The government’s intentions to promote cybersecurity for cloud-based AI are good, but its track record of successfully managing technology is poor.
The U.S. Commerce Department announced on Monday that it is proposing detailed reporting requirements for advanced developers of artificial intelligence and cloud computing providers. In an era when artificial intelligence and cloud computing are driving innovation, the latest regulatory proposals have caught the attention of many enterprise cloud users.
The initiative, led by the Bureau of Industry and Security, calls for a significant shift in developing and deploying advanced AI systems. The goal is to ensure the technologies are safe and can withstand cyberattacks. So, what does that mean for businesses that rely on cloud-based solutions, and how can enterprises prepare for these changes?
Understanding the proposal
At its core, the new proposal requires developers and cloud service providers to fulfill reporting requirements aimed at ensuring the safety and cybersecurity resilience of AI technologies. This necessitates the disclosure of detailed information about AI models and the platforms on which they operate.
One of the proposal’s key components is cybersecurity. Enterprises must now demonstrate robust security protocols and engage in what’s known as “red-teaming”—simulated attacks designed to identify and address vulnerabilities. This practice is rooted in longstanding cybersecurity practices, but it does introduce new layers of complexity and cost for cloud users. Based on the negative impact of red-teaming on enterprises, I suspect it may be challenged in the courts.
The regulation does increase focus on security testing and compliance. The objective is to ensure that AI systems can withstand cyberthreats and protect data. However, this is not cheap. Achieving this result requires investments in advanced security tools and expertise, typically stretching budgets and resources. My “back of the napkin” calculations figure about 10% of the system’s total cost.
Balancing risk and innovation
Although these regulations aim to mitigate risks associated with AI, they also present some expensive challenges. Cloud users must balance adhering to compliance requirements and keeping their innovation pipelines flowing. I suspect they will quickly learn to work around them, and the regulators will complain that they are living up to the letter of the law (regulations) but not the spirit. It’s code for, “We found a loophole, guys!”

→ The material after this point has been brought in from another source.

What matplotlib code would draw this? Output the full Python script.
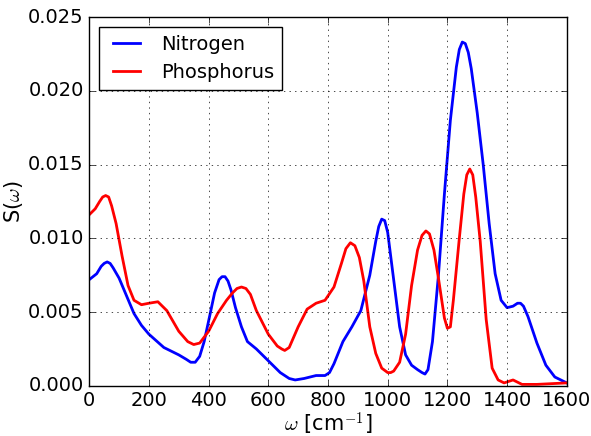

With legislative efforts on AI stalling in Congress, the Commerce Department’s proposal could set the groundwork for future regulations. That said, you must deal with the latency in processing these regulations, the inevitable court cases, and enterprises learning to move things out of the United States if needed. I suspect that will be the move most enterprises will make since that’s how they’ve dodged other regulations. The government does not seem to understand that clouds exist in most countries. Corporations will take full advantage of their offshore options, just as they do with taxes.
The immediate concern for enterprise cloud users is how these new regulations will impact their current workflows and future innovation pipelines. As businesses increasingly rely on AI to streamline operations and enhance customer experiences, new AI regulations could disrupt existing processes.
It’s also important for enterprises to collaborate with cloud service providers to prevent compliance from hindering progress. Don’t forget that the providers are also working hard to keep up.
For enterprise cloud users, staying ahead will mean reacting to regulatory changes and proactively evolving alongside them. Get ready for new consulting practices to emerge and the cost of building AI systems to rise as enterprises have to keep up with this stuff.
How helpful is the goverment?
I doubt these new regulations will help. I try to see the positive in everything, but most governments have consistently failed to successfully regulate technology. This latest set of rules is expected to raise costs for businesses and not reduce risks enough to justify the expense. Unless the government is willing to spend billions of dollars each year to improve these regulations, including developing best practices and tools, they won’t be useful.
The reasons are simple. The government is not set up to provide dynamic and applicable rules around technology, and this latest attempt will have many unintended consequences. Some organizations may avoid using certain cloud services due to regulatory concerns or may relocate development operations to countries with more favorable AI policies.
Just remember that we’ll see many more AI regulations at the state and federal levels. Other countries are also playing the AI regulation game, with new European regulations emerging. Enterprises need to keep their systems and mindsets flexible enough to absorb the coming regulations.
Also, when the government dictates “technology safety,” it is often ill-informed and years behind the current state of technology. If you’re as old as me, you may remember the consternation surrounding the rise of the web. The government looked to regulate the use of the Internet, but ideas were outdated before they left lawmakers’ hands. In which countries should you expect to encounter this type of “dinosaur” regulations problem, you may ask? Most of them.
I suggest governments stay out of things for now. There is always the potential to create useful laws for certain types of technology. At this point, AI isn’t one of them. However, enterprises should be prepared if this latest proposal becomes a reality. The way forward for enterprise cloud users is clear: Embrace the opportunity to build more resilient and trustworthy AI systems. Learn your elected representatives’ names and offer real-world advice about this type of regulatory legislation.